* [WHAT IS EXPECTED] Every line below that holds the string "this" should be copied out.

[Stored items from a collection]
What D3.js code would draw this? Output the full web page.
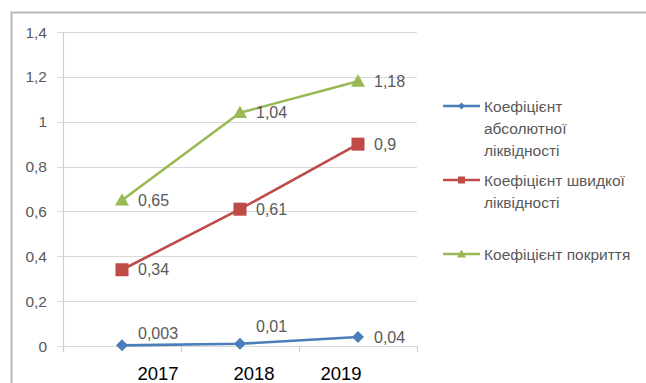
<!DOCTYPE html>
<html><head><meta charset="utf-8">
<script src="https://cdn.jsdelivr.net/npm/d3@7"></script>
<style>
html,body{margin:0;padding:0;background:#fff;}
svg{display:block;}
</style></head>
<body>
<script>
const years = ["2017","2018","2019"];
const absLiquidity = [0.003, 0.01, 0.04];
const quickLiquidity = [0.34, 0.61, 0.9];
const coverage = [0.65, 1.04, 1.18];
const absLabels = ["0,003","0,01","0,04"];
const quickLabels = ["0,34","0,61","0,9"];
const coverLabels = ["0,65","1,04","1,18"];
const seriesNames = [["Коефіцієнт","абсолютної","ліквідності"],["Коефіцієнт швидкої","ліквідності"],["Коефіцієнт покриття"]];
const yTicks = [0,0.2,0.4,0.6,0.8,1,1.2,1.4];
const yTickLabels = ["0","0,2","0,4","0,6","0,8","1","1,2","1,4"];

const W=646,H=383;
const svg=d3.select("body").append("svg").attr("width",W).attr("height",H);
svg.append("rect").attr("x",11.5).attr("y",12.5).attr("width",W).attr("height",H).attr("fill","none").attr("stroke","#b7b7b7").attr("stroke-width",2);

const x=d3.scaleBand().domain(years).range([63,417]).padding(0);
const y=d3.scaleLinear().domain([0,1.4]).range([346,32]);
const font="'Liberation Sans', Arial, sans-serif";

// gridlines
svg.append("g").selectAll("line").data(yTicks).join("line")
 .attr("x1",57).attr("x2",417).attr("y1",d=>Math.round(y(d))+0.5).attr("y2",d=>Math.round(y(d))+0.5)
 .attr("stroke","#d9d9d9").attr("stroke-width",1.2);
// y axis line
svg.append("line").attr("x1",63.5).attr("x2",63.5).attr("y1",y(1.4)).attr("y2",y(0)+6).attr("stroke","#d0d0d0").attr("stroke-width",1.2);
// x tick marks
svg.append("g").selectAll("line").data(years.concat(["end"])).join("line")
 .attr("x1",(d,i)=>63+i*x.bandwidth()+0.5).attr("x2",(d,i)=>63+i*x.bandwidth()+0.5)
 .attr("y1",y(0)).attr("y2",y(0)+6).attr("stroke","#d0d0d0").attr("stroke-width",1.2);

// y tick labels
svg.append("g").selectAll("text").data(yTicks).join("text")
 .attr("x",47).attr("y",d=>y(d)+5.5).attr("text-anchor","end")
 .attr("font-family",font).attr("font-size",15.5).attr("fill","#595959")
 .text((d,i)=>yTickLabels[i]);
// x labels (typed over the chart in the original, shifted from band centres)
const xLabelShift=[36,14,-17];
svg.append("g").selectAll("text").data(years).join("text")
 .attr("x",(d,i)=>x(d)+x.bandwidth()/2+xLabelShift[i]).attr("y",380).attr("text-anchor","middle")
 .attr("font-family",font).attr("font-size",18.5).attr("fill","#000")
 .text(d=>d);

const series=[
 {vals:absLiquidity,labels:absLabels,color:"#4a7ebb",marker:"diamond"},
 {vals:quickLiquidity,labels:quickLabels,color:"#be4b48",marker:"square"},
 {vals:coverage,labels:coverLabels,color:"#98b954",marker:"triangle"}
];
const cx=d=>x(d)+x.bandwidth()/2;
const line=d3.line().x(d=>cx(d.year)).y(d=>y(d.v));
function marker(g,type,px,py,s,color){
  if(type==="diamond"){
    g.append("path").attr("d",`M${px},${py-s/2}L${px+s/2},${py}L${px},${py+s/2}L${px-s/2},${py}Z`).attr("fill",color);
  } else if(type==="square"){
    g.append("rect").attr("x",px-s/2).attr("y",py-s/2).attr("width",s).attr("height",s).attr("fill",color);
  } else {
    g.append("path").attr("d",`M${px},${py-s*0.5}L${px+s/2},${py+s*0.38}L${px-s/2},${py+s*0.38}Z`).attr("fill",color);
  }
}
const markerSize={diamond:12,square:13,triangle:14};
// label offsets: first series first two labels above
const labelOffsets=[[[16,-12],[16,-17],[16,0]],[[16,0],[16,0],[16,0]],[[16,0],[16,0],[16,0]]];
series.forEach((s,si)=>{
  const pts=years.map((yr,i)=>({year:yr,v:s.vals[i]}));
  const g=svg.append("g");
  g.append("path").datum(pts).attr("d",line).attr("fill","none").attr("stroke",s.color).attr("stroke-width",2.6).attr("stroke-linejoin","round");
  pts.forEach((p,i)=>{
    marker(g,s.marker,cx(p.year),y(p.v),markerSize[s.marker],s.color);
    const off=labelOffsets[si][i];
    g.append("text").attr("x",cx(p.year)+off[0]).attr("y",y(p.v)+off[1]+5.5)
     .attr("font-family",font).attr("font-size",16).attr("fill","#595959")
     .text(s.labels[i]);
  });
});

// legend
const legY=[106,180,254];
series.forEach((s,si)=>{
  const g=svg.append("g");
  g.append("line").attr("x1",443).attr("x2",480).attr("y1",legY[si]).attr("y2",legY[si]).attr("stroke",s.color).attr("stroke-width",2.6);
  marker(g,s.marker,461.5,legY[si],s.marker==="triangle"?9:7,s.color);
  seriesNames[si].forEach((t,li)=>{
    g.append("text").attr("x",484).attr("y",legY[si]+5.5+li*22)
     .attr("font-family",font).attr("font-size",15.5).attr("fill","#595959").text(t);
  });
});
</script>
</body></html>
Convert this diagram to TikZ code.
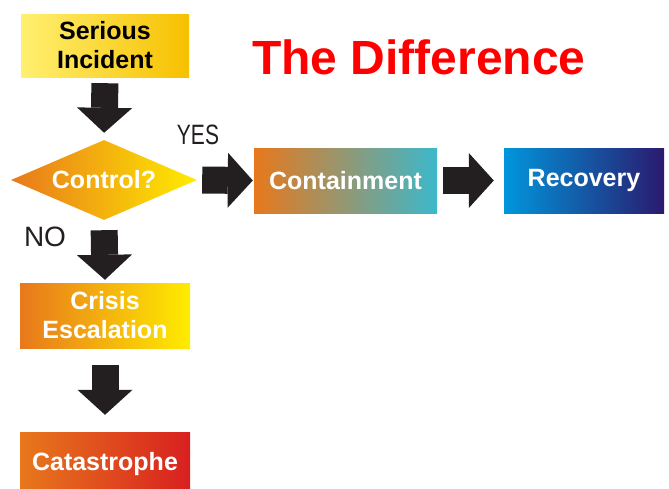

* [REPLY TO THE EXERCISE]
What D3.js code would draw this? Output the full web page.
Convert this diagram to TikZ code.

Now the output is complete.